CNNMoney’s ‘fear and greed’ indicator currently shows ‘extreme greed’ in five of the seven areas it uses to calculate what is driving international markets.
The statistics show a rapid rise in investor greed over past months, peaking at a record high of 95 per cent yesterday.
Worryingly, the current trend is one of ‘extreme greed’ even in the ‘junk bond’ market, a type of investment which was at the heart of the 2007-2008 financial crisis.
The subsequent market crashes saw economies across the globe spiralling in to meltdown.
Major US banks went bust, British bank Northern Rock needed a massive government bailout and the ensuing credit crunch impacted the UK economy for years.

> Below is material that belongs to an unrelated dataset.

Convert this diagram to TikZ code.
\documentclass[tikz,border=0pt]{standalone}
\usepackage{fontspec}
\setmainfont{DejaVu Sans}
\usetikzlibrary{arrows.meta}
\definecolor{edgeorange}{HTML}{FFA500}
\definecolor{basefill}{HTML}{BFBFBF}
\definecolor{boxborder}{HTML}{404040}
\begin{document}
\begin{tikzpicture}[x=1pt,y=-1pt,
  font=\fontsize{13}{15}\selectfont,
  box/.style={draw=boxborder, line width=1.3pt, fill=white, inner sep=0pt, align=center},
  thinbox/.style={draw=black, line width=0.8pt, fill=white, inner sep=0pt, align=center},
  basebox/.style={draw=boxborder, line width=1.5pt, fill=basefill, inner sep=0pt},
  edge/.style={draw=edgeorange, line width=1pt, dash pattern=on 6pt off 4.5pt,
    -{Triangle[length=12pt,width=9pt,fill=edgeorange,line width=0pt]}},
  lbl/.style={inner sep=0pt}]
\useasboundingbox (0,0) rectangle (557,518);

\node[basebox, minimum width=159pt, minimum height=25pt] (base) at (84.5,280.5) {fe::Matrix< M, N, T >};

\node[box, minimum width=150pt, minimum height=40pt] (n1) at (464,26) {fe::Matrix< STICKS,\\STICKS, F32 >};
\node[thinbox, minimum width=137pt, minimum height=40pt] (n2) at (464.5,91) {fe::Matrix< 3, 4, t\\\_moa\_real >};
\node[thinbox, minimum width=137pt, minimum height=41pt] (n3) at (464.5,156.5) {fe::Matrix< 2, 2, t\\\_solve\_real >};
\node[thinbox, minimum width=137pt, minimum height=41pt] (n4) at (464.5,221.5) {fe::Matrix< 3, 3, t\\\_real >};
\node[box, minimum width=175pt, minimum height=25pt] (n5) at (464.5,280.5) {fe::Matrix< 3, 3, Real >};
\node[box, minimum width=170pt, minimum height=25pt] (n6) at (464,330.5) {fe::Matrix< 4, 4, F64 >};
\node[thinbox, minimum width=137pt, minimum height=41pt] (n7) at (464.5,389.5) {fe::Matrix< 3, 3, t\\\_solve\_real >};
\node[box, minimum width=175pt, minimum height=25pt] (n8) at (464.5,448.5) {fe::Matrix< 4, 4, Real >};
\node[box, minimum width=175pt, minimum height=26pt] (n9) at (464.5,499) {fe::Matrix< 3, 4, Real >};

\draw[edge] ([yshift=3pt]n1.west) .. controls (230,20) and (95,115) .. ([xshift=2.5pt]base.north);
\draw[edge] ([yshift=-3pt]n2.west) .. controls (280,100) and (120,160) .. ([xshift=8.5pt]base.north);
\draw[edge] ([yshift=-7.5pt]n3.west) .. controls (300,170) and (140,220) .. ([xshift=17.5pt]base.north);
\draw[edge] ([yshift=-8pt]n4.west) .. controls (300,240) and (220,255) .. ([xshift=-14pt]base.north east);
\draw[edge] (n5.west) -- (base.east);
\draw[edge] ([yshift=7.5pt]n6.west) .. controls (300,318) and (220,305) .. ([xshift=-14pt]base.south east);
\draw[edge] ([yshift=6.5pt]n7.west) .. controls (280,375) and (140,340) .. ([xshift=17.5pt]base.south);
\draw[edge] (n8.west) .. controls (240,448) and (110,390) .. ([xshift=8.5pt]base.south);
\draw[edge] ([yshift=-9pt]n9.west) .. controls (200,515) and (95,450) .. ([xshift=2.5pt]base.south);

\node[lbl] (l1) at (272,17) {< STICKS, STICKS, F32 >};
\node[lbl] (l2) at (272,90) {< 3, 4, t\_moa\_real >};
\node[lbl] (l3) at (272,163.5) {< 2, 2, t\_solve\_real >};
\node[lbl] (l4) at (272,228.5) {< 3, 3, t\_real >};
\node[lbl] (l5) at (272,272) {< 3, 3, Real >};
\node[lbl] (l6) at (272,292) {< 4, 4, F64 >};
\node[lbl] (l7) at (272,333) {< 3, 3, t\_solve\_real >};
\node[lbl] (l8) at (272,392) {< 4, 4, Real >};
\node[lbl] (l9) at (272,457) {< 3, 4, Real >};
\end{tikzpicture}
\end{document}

‘Junk bonds’ involve investors buying the debt – or bond – of a company or nation which is facing financial trouble and may not ever be in a position to pay its debt back.
They can potentially yield a very healthy profit, but are an extremely risky investment.
CNNMoney says cash is being ploughed in to low quality junk bonds instead of safer ‘investment grade’ bonds, which it says “suggests that investors are pursuing higher risk strategies”.
But experts also say shares have been performing extremely well so more money is being invested into stocks.
Although both stocks and bonds can be high risk, the bond market usually offers investors a greater degree of safety compared to the buying and selling of shares – which can be extremely risky.
CNNMoney says: “This is close to the strongest performance for stocks relative to bonds in the past two years.”
The S&P 500 – the American equivalent of the FTSE 100 – measures how well the country’s top companies are performing, and it is currently at a four month high.
CNNMoney says: “Rapid increases like this often indicate extreme greed.”
The number of stocks hitting record high prices on the New York Stock Exchange “is at the upper end of its range”.